Like Porsche, another luxury brand under the Volkswagen Group, Audi has yet to establish a production facility in the U.S. Currently, its best-selling model in the U.S. market-the Q5 SUV-is still imported from Mexico. Notably, Q2 sales of the Q5 in the U.S. dropped sharply by 29% compared to the same period last year.

However, avoiding tariffs is not the only reason German automakers are reconsidering domestic production. Rising labor costs in Germany have become a major threat to the long-term sustainability of the industry. A recent study by consulting firm Oliver Wyman shows that the average labor cost per vehicle in Germany-including wages, pension contributions, and other benefits-is around $3,300, while in the U.S., the average is approximately $1,340.

In response to these challenges, Audi is currently evaluating the feasibility of launching local production in the U.S. In May, the company announced that it would select a site for a new factory within the year. Audi CFO Jürgen Rittersberger stated at the time that the company is assessing potential capacity synergies with Scout, another brand under Volkswagen Group, and is also considering utilizing the existing Volkswagen plant in Tennessee.

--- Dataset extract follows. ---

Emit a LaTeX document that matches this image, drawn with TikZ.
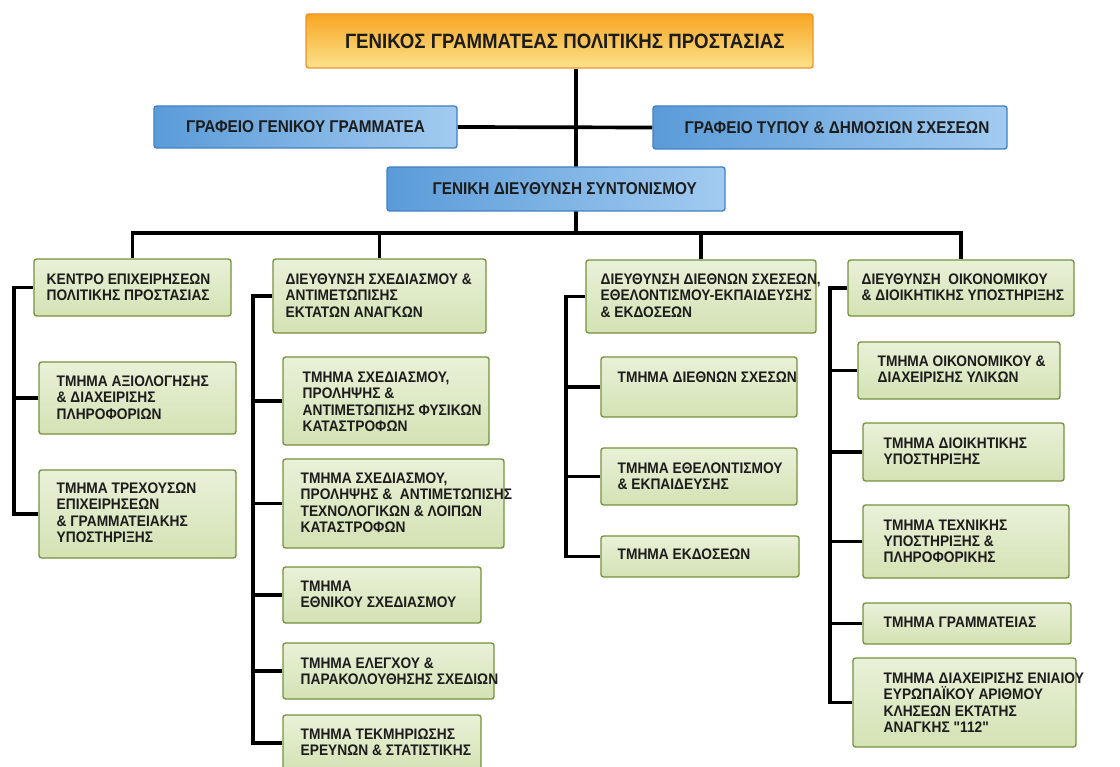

Amid weakening demand in the Chinese market, German luxury automakers such as Audi, Mercedes-Benz Group, and BMW Group are under increasing pressure to maintain their market share in the United States. Chinese domestic brands, led by BYD, are rapidly gaining favor among local consumers due to their competitive pricing and advanced automotive technologies. This shifting market landscape is forcing German luxury brands to reassess their global strategic positioning.

Additionally, in June, Audi revealed it had revised its earlier plan to completely phase out internal combustion engine (ICE) models by 2033. The company now intends to adopt a more flexible approach based on market developments. CEO Gernot Döllner stated that Audi will launch a series of new ICE and plug-in hybrid models between 2024 and 2026, providing operational flexibility for at least the next 7 to 8 years-and possibly up to a decade. Originally, Audi had planned to stop developing ICE technology by next year and had announced it would cease introducing new ICE-powered models starting in 2026.